◆ TASK TO CARRY OUT
How does the data below read from its first line through the line containing "current_or_previous = [8, 7, 7, 6]"? Print those lines exactly.

## Start MATERIAL FOR THIS EXERCISE

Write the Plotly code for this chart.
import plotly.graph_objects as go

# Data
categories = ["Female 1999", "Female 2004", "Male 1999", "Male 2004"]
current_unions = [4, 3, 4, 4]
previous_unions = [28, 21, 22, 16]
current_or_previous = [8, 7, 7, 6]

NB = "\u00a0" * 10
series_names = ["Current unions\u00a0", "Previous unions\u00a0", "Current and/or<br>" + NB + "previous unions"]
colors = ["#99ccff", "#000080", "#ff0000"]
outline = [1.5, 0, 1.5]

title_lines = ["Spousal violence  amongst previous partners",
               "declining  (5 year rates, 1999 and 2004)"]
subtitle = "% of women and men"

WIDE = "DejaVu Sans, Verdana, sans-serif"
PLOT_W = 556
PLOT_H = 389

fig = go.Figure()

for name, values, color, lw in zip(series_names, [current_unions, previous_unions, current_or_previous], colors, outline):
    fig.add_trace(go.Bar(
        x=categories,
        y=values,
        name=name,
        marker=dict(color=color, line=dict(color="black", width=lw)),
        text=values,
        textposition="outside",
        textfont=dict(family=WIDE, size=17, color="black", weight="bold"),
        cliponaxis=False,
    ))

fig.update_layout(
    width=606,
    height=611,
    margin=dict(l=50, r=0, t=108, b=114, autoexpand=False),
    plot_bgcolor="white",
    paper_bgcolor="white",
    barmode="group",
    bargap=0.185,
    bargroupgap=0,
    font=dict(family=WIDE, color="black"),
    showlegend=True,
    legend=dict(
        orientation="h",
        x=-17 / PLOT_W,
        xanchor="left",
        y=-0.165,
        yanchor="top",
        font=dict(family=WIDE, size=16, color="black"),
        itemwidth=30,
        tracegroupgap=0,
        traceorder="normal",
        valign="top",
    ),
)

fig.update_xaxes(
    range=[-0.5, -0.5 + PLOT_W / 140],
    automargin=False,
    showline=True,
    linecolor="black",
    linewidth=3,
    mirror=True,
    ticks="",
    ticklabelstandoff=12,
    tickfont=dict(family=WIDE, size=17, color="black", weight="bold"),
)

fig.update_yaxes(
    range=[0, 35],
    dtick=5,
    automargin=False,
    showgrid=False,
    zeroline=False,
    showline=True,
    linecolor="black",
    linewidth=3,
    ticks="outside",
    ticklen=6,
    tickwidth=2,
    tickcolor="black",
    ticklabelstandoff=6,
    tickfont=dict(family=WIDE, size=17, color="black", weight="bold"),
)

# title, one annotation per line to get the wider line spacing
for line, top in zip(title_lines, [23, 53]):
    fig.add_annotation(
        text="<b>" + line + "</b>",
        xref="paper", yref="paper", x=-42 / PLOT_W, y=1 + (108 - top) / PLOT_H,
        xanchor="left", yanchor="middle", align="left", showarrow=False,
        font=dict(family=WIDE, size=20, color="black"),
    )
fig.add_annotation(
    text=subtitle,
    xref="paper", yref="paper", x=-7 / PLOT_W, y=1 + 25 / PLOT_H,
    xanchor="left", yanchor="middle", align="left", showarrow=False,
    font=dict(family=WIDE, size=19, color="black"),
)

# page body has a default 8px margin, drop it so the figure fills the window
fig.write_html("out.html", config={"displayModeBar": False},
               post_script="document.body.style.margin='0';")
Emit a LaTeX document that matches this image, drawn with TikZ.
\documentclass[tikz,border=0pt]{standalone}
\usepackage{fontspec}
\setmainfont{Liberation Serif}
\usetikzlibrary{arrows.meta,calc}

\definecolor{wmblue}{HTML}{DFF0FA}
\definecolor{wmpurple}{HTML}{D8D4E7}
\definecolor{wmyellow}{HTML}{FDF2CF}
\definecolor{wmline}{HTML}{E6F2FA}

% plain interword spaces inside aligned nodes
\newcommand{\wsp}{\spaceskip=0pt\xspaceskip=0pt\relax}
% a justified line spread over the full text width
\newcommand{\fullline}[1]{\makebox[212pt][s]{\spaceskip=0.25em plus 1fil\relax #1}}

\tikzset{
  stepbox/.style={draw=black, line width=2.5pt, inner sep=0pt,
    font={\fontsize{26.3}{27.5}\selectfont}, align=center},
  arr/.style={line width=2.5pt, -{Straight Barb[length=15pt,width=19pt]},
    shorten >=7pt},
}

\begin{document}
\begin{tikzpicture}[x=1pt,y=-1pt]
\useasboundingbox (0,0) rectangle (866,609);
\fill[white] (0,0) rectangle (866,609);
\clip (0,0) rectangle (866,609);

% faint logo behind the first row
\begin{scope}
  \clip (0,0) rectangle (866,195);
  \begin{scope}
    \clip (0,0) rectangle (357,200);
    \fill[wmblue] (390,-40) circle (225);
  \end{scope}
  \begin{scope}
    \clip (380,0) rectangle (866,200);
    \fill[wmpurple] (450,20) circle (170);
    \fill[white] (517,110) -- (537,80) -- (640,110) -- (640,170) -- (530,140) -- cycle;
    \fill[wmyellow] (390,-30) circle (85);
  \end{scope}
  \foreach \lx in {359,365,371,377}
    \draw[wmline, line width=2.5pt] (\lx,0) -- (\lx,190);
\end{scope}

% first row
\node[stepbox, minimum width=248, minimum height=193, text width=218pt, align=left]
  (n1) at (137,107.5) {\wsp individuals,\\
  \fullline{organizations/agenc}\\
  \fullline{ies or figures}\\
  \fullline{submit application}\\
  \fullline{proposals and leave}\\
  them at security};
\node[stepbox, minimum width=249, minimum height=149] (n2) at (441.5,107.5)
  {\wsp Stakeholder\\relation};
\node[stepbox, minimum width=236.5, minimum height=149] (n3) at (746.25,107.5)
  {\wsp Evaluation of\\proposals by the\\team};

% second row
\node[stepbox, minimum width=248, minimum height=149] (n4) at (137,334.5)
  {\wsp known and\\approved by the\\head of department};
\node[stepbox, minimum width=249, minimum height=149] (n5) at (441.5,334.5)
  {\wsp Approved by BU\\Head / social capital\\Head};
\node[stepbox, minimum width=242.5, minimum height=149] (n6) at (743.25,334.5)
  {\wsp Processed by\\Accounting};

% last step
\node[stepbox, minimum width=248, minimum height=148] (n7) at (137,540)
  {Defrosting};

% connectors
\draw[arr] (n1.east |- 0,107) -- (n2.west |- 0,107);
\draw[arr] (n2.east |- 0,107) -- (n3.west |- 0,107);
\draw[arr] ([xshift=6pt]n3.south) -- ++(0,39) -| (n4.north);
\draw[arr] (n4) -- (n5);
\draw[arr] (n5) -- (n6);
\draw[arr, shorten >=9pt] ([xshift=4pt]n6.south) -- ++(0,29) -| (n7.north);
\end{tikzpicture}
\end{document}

## End MATERIAL FOR THIS EXERCISE

◆ CORRECT RESPONSE
Write the Plotly code for this chart.
import plotly.graph_objects as go

# Data
categories = ["Female 1999", "Female 2004", "Male 1999", "Male 2004"]
current_unions = [4, 3, 4, 4]
previous_unions = [28, 21, 22, 16]
current_or_previous = [8, 7, 7, 6]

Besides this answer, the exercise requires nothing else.